When I got to know the place, I was amazed and began to change the way of I saw them. Where I come from, the most important thing is individualism, and here what matters is the collective. They are like a single family, a family for whom my sexual orientation is not a problem. Here I could be free, I could be myself, among other things, because Adriana always knew that I was gay. At first, I did not say anything about the issue, but a year ago I was invited to a FARC National Meeting on Gender, and I began to hear stories from former combatants who, after the signing of the Peace Agreement, were able to come out of the closet, and I made up my mind: when I arrived back at Tierra Grata I would tell everyone.

Now I am living here my new life, my true life.
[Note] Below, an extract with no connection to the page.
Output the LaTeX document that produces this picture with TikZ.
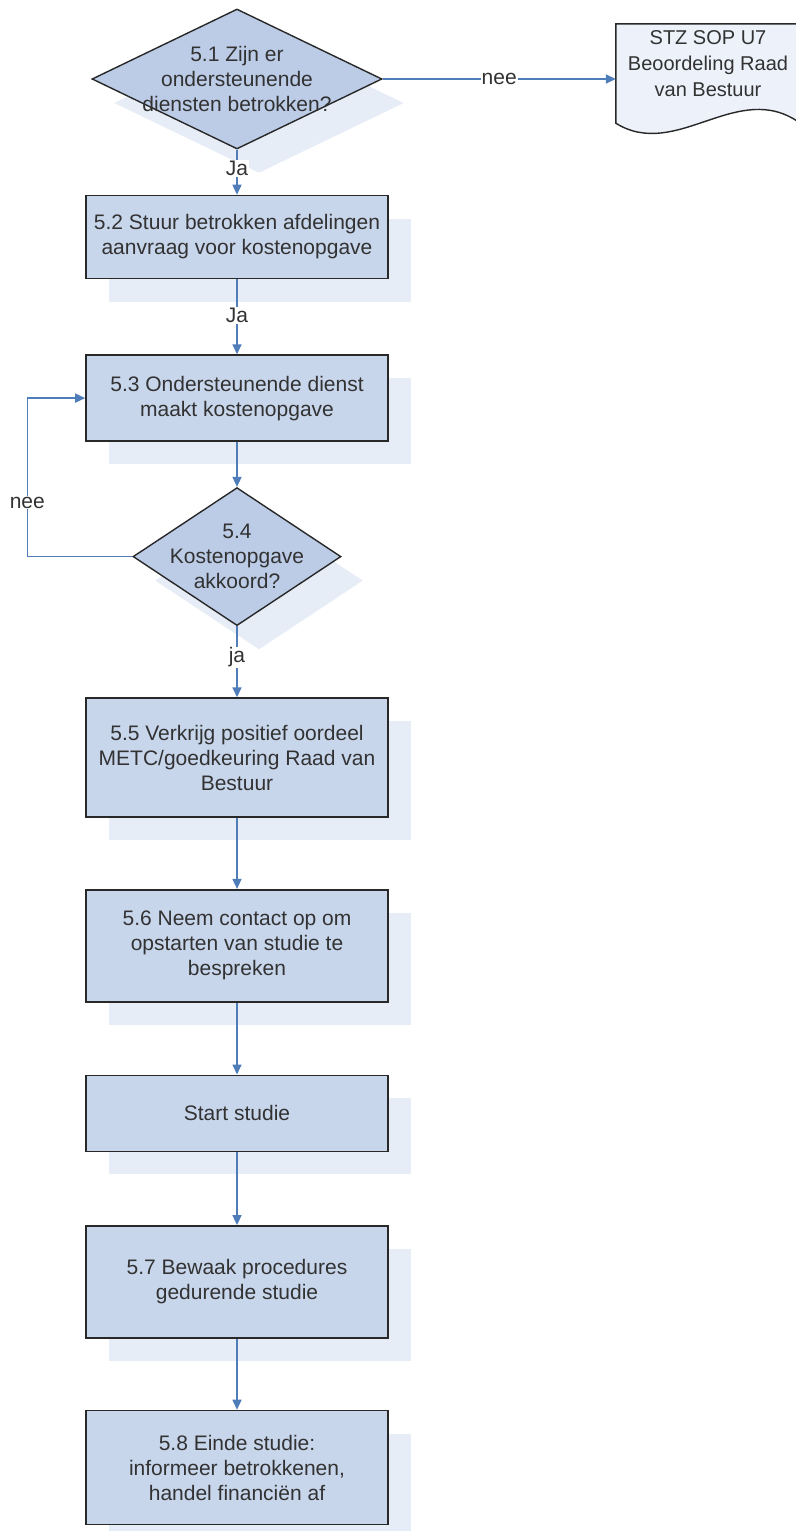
\documentclass[tikz,border=0pt]{standalone}
\usepackage{fontspec}
\setmainfont{Liberation Sans}
\usepackage{tikz}
\usetikzlibrary{arrows.meta,positioning,shapes.geometric,shadows,backgrounds}
\definecolor{stapblue}{RGB}{200,214,236}
\definecolor{keuzeblue}{RGB}{188,204,231}
\definecolor{schaduw}{RGB}{231,237,246}
\definecolor{docblue}{RGB}{236,241,250}
\definecolor{lijn}{RGB}{40,40,40}
\definecolor{pijlblue}{RGB}{79,125,185}
\definecolor{tekst}{RGB}{50,50,50}

\begin{document}
\begin{tikzpicture}[x=1pt, y=-1pt, >={Triangle[length=10pt,width=9pt]},
 every node/.style={font=\fontsize{21}{25}\selectfont, align=center, text=tekst},
 box/.style={draw=lijn, line width=1.6pt, fill=stapblue, minimum width=302pt, inner sep=3pt,
  drop shadow={shadow xshift=23pt, shadow yshift=-23pt, fill=schaduw, opacity=1}},
 decision/.style={diamond, draw=lijn, line width=1.4pt, fill=keuzeblue, inner sep=-12pt,
  drop shadow={shadow xshift=22pt, shadow yshift=-24pt, fill=schaduw, opacity=1}},
 docnode/.style={rectangle, minimum width=184pt, minimum height=80pt, inner sep=0pt, font=\fontsize{20}{26}\selectfont},
 flow/.style={->, draw=pijlblue, line width=1.6pt},
 lbl/.style={fill=white, inner sep=1pt}]
\useasboundingbox (0,0) rectangle (795,1531);
\node[decision, shape aspect=2.07, minimum width=290pt, minimum height=140pt] (q51) at (237,79) {5.1 Zijn er\\ondersteunende\\diensten betrokken?};
\node[docnode] (doc) at (708,64) {STZ SOP U7\\Beoordeling Raad\\van Bestuur};
\node[box, minimum height=83pt, below=45pt of q51] (s52) {5.2 Stuur betrokken afdelingen\\aanvraag voor kostenopgave};
\node[box, minimum height=86pt, below=75pt of s52] (s53) {5.3 Ondersteunende dienst\\maakt kostenopgave};
\node[decision, shape aspect=1.5, minimum width=208pt, minimum height=138pt, below=45pt of s53] (q54) {5.4\\Kostenopgave\\akkoord?};
\node[box, minimum height=119pt, below=71pt of q54] (s55) {5.5 Verkrijg positief oordeel\\METC/goedkeuring Raad van\\Bestuur};
\node[box, minimum height=112pt, below=71pt of s55] (s56) {5.6 Neem contact op om\\opstarten van studie te\\bespreken};
\node[box, minimum height=76pt, below=72pt of s56] (start) {Start studie};
\node[box, minimum height=112pt, below=73pt of start] (s57) {5.7 Bewaak procedures\\gedurende studie};
\node[box, minimum height=114pt, below=71pt of s57] (s58) {5.8 Einde studie:\\informeer betrokkenen,\\handel financiën af};
\begin{scope}[on background layer]
\draw[draw=lijn, line width=1.4pt, fill=docblue] (doc.north west) -- (doc.north east) -- ([yshift=-19pt]doc.south east)
 .. controls +(-62,-45) and +(61,38) .. ([yshift=-19pt]doc.south west) -- cycle;
\end{scope}
\draw[flow] (q51.east) -- node[lbl]{nee} (q51.east -| doc.west);
\draw[flow] (q51.south) -- node[lbl,pos=0.42]{Ja} (s52.north);
\draw[flow] (s52.south) -- node[lbl,pos=0.48]{Ja} (s53.north);
\draw[flow] (s53.south) -- (q54.north);
\draw[flow] (q54.west) -- ++(-105,0) |- node[lbl,pos=0.17]{nee} (s53.west);
\draw[flow] (q54.south) -- node[lbl,pos=0.44]{ja} (s55.north);
\draw[flow] (s55) -- (s56);
\draw[flow] (s56) -- (start);
\draw[flow] (start) -- (s57);
\draw[flow] (s57) -- (s58);
\end{tikzpicture}
\end{document}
I am one of the managers of the store in the TATR, and I am part of a poultry project (Pon Paz) with a gender focus, in which 11 women and I work, with the support of the British Council and the Agency for Reintegration and Normalization, ARN. Adriana and her husband went to live in Tolima, but I wanted to stay because here I can be free and because I feel grateful.

Photo by Marco Guevara

Photo by Marco Guevara

In Tierra Grata I have prepared myself professionally: I became a food promotion technician through the Colombian National Institute for Vocational Training (SENA); I completed a diploma in capacity-building for territorial development with the Cesar department Development and Peace Program; I studied photography and have participated in several youth projects with the UN Mission and UNITAR. I am also going to study, I am already enrolled in the Fundación Universitaria del Área Andina, a university nearby. I want to be a psychologist and contribute my own grain of sand to the building of peace in my country”.

Photo by Marco Guevara

Stories like Obet's continue to be told and written in Cesar and will continue to be written in several other places in the country, where national and international entities continue to fight stigmatization and create bridges for reconciliation.